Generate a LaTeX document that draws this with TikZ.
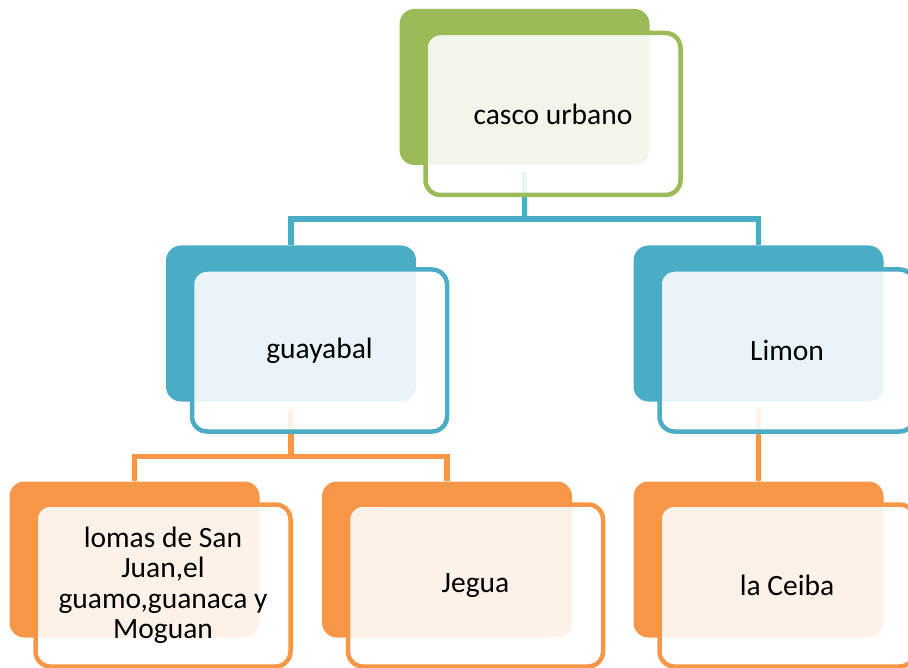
\documentclass[tikz,border=0pt]{standalone}
\usepackage{fontspec}
\setmainfont{Carlito}
\definecolor{sagreen}{RGB}{155,187,89}
\definecolor{sablue}{RGB}{75,172,198}
\definecolor{saorange}{RGB}{247,150,70}
\usepackage{tikz}

\begin{document}
\begin{tikzpicture}[x=1pt,y=-1pt]

%
% Styles
%
\tikzset{
  backbox/.style={rectangle,rounded corners=15pt,fill=#1,inner sep=0pt,
    minimum width=250pt,minimum height=156pt},
  frontbox/.style={rectangle,rounded corners=15pt,draw=#1,line width=4.5pt,
    fill=white,fill opacity=0.88,text opacity=1,inner sep=0pt,align=center,
    minimum width=255pt,minimum height=162pt,
    font=\fontsize{29.5}{30.5}\selectfont},
  link/.style={draw=#1,line width=5.5pt,shorten <=7pt}
}

\clip (0,0) rectangle (908,668);

% back boxes
\node[backbox=sagreen]  (cu-b) at (524.5, 87)  {};
\node[backbox=sablue]   (gu-b) at (291, 323.5) {};
\node[backbox=sablue]   (li-b) at (758.5,323.5) {};
\node[backbox=saorange] (lo-b) at (134.5,559.5) {};
\node[backbox=saorange] (je-b) at (447, 559.5) {};
\node[backbox=saorange] (ce-b) at (758.5,559.5) {};

% connectors
\draw[link=sablue] (cu-b.south) -- ++(0,54) -| (gu-b.north);
\draw[link=sablue] (cu-b.south) -- ++(0,54) -| (li-b.north);
\draw[link=saorange] (gu-b.south) -- ++(0,55) -| (lo-b.north);
\draw[link=saorange] (gu-b.south) -- ++(0,55) -| (je-b.north);
\draw[link=saorange] (li-b.south) -- (ce-b.north);

% front boxes
\node[frontbox=sagreen]  (cu) at ([shift={(28.5,27)}]cu-b.center) {casco urbano};
\node[frontbox=sablue]   (gu) at ([shift={(28.5,27)}]gu-b.center) {guayabal};
\node[frontbox=sablue]   (li) at ([shift={(28.5,27)}]li-b.center) {Limon};
\node[frontbox=saorange] (lo) at ([shift={(28.5,26)}]lo-b.center)
  {lomas de San\\Juan,el\\guamo,guanaca y\\Moguan};
\node[frontbox=saorange] (je) at ([shift={(28.5,26)}]je-b.center) {Jegua};
\node[frontbox=saorange] (ce) at ([shift={(28.5,26)}]ce-b.center) {la Ceiba};

\end{tikzpicture}
\end{document}
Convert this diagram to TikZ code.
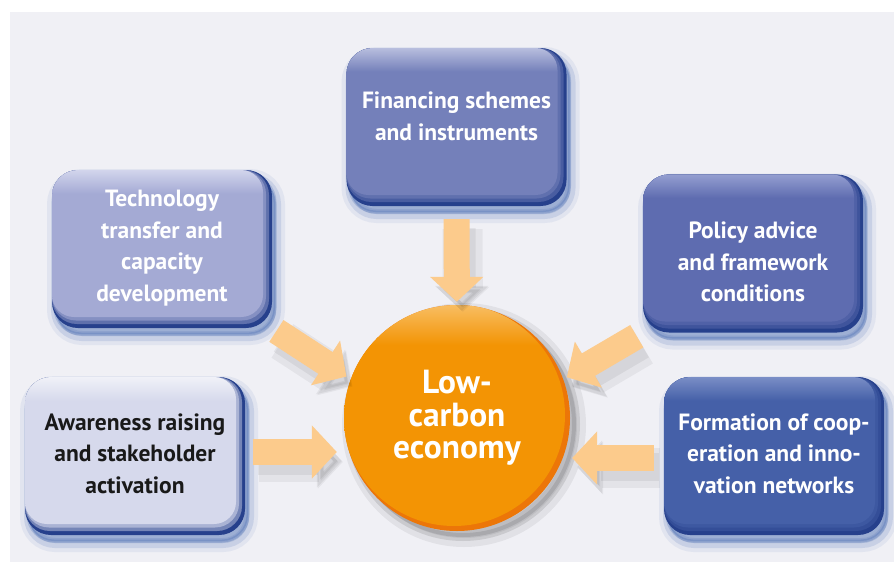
\documentclass[tikz,border=0pt]{standalone}
\usepackage{fontspec}
\setmainfont{PT Sans}
\usepackage{xcolor}
\usepackage{tikz}
\usetikzlibrary{arrows.meta}
\definecolor{bggray}{RGB}{240, 240, 245}
\definecolor{edgeblue}{RGB}{38, 64, 140}
\definecolor{glowblue}{RGB}{50, 90, 170}
\definecolor{techface}{RGB}{164, 170, 212}
\definecolor{techlight}{RGB}{210, 213, 236}
\definecolor{finface}{RGB}{116, 128, 186}
\definecolor{finlight}{RGB}{184, 190, 222}
\definecolor{polface}{RGB}{94, 108, 176}
\definecolor{pollight}{RGB}{148, 158, 208}
\definecolor{awface}{RGB}{214, 217, 236}
\definecolor{awlight}{RGB}{240, 241, 248}
\definecolor{formface}{RGB}{69, 96, 168}
\definecolor{formlight}{RGB}{122, 142, 198}
\definecolor{coreface}{RGB}{243, 148, 4}
\definecolor{corelight}{RGB}{248, 190, 100}
\definecolor{coreedge}{RGB}{236, 118, 8}
\definecolor{arrowfill}{RGB}{252, 203, 140}
\newcommand\boxfont{\fontsize{23.5}{31.5}\selectfont\bfseries}
\newcommand\corefont{\fontsize{33.4}{32.5}\selectfont\bfseries}
\newcommand\bevelshading[3]{\pgfdeclareverticalshading{#1}{100bp}{color(0bp)=(#3); color(25bp)=(#3); color(67bp)=(#3); color(75bp)=(#2); color(100bp)=(#2)}}
\bevelshading{techshade}{techlight}{techface}
\bevelshading{finshade}{finlight}{finface}
\bevelshading{polshade}{pollight}{polface}
\bevelshading{awshade}{awlight}{awface}
\bevelshading{formshade}{formlight}{formface}
\pgfdeclareverticalshading{coreshade}{100bp}{color(0bp)=(coreface); color(66bp)=(coreface); color(75bp)=(corelight); color(100bp)=(corelight)}

\begin{document}
\begin{tikzpicture}[x=1pt, y=-1pt,
    glow/.style={preaction={draw=#1, fill=#1, line width=18pt, opacity=.08, transform canvas={shift={(4pt,-8pt)}}},
                 preaction={draw=#1, fill=#1, line width=10pt, opacity=.14, transform canvas={shift={(4pt,-8pt)}}},
                 preaction={draw=#1, fill=#1, line width=3pt, opacity=.22, transform canvas={shift={(3pt,-6pt)}}}},
    glow/.default=glowblue,
    boxnode/.style n args={2}{fill=edgeblue, rounded corners=26pt, minimum width=220pt, minimum height=158pt,
        align=center, text=white, font=\boxfont, glow,
        path picture={
            \fill[#2!45!edgeblue, rounded corners=25pt] (path picture bounding box.north west) rectangle ([shift={(-3pt,4pt)}]path picture bounding box.south east);
            \fill[#2!75!edgeblue, rounded corners=24pt] (path picture bounding box.north west) rectangle ([shift={(-6pt,7.5pt)}]path picture bounding box.south east);
            \shade[shading=#1, rounded corners=22pt] (path picture bounding box.north west) rectangle ([shift={(-9pt,11pt)}]path picture bounding box.south east);
        }},
    corenode/.style={circle, fill=coreedge, minimum size=226pt, inner sep=0pt, align=center, text=white, font=\corefont,
        preaction={fill=black, opacity=.06, draw=black, line width=18pt, transform canvas={shift={(7pt,-7pt)}}},
        preaction={fill=black, opacity=.1, draw=black, line width=8pt, transform canvas={shift={(6pt,-6pt)}}},
        path picture={
            \shade[shading=coreshade] ([shift={(-3pt,3pt)}]path picture bounding box.center) circle (111pt);
        }},
    flow/.style={draw=arrowfill, line width=26pt, -{Triangle[width=52pt, length=25pt]},
        preaction={draw=black, opacity=.05, line width=40pt, transform canvas={shift={(6pt,-10pt)}}},
        preaction={draw=black, opacity=.06, line width=28pt, transform canvas={shift={(5pt,-9pt)}}}}]

    % Background
    \useasboundingbox (0,0) rectangle (894,571);
    \fill[bggray] (10,12) rectangle (894,562);

    % Boxes
    \node[boxnode={finshade}{finface}, text depth=21.5pt] (finance) at (456.5,127) {Financing schemes\\and instruments};
    \node[boxnode={techshade}{techface}, text depth=6.5pt] (tech) at (162,249) {Technology\\transfer and\\capacity\\development};
    \node[boxnode={polshade}{polface}, text height=96pt, text depth=0pt] (policy) at (753,253.5) {Policy advice\\and framework\\conditions};
    \node[boxnode={awshade}{awface}, text=black!90, text depth=5.5pt] (aware) at (135,456) {Awareness raising\\and stakeholder\\activation};
    \node[boxnode={formshade}{formface}, text depth=5.5pt] (network) at (774,456) {Formation of coop-\\eration and inno-\\vation networks};

    % Centre
    \node[corenode] (lowcarbon) at (457,418) {Low-\\carbon\\economy};

    % Arrows
    \draw[flow, shorten <=13pt, shorten >=3pt] (finance) -- (lowcarbon);
    \draw[flow, shorten <=5pt, shorten >=5pt] (tech.south east) -- (lowcarbon.160);
    \draw[flow, shorten <=7pt, shorten >=4pt] (policy.south west) -- (lowcarbon.20);
    \draw[flow, shorten <=8pt, shorten >=7pt] ([yshift=4pt]aware.east) -- ([yshift=4pt]aware.east -| lowcarbon.west);
    \draw[flow, shorten <=10pt, shorten >=2pt] ([yshift=-2pt]network.west) -- ([yshift=-2pt]network.west -| lowcarbon.east);

\end{tikzpicture}
\end{document}
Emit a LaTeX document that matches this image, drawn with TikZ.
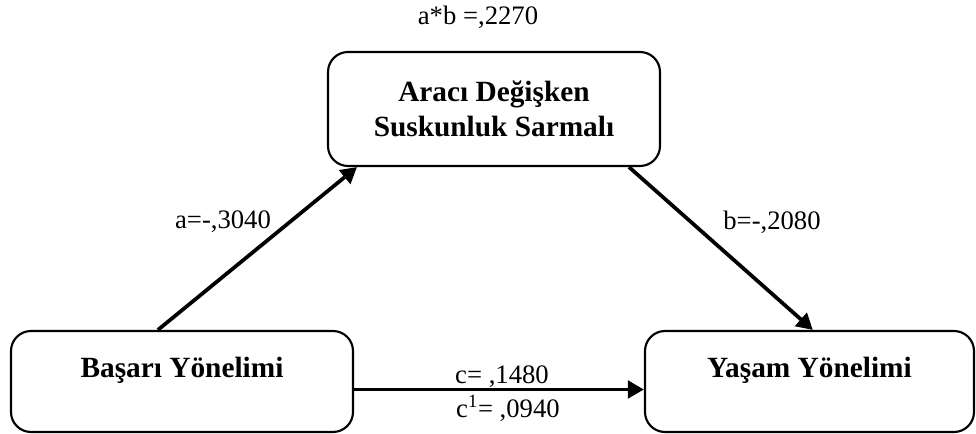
\documentclass[tikz,border=0pt]{standalone}
\usepackage{fontspec}
\setmainfont{Liberation Serif}
\usetikzlibrary{calc,arrows.meta}

\begin{document}
\begin{tikzpicture}[x=0.75pt,y=-0.75pt,
    varbox/.style={draw,line width=1.6pt,rounded corners=15pt,align=center,
      font=\fontsize{22}{26}\selectfont\bfseries},
    lowbox/.style={varbox,minimum height=75.75pt,text height=16pt,text depth=22pt},
    effect/.style={line width=2.8pt,-{Triangle[length=12pt,width=13pt]}},
    coef/.style={font=\fontsize{20}{24}\selectfont,inner sep=0pt}]
  \useasboundingbox (0,0) rectangle (976,434);

  \node[varbox,minimum width=249pt,minimum height=85.5pt] (araci) at (494,109)
    {Aracı Değişken\\Suskunluk Sarmalı};
  \node[lowbox,minimum width=256.5pt] (basari) at (182,381.5) {Başarı Yönelimi};
  \node[lowbox,minimum width=246.75pt] (yasam) at (809.5,381.5) {Yaşam Yönelimi};

  \draw[effect] ($(basari.north west)!0.43!(basari.north east)$)
    -- ($(araci.south west)!0.09!(araci.south east)$);
  \draw[effect] ($(araci.south west)!0.904!(araci.south east)$)
    -- ($(yasam.north west)!0.51!(yasam.north east)$);
  \draw[effect] ($(basari.east)+(0,8)$) -- ($(yasam.west)+(0,8)$);

  \node[coef] (ab) at (478,17) {a*b =,2270};
  \node[coef] (a) at (223,222) {a=-,3040};
  \node[coef] (b) at (772,222) {b=-,2080};
  \node[coef] (c) at (502,377) {c= ,1480};
  \node[coef] (c1) at (508,408) {c\textsuperscript{1}= ,0940};
\end{tikzpicture}
\end{document}
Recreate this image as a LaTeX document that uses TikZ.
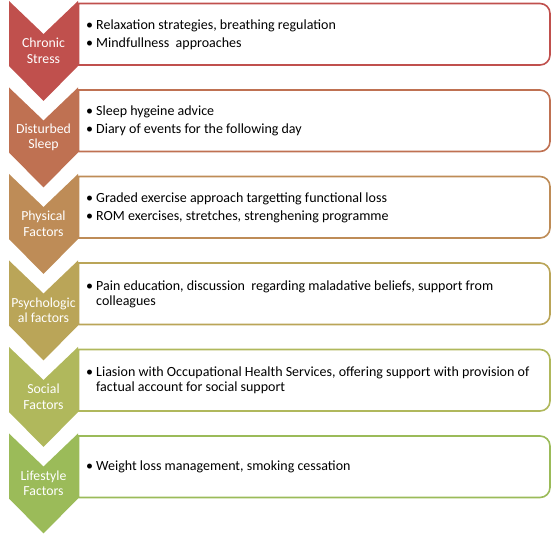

☆ ☆ ☆ ☆ ☆

Task statement:
Where does the word "image" appear? Return each line that holds it.

The result:
Emit a LaTeX document that matches this image, drawn with TikZ.
Recreate this image as a LaTeX document that uses TikZ.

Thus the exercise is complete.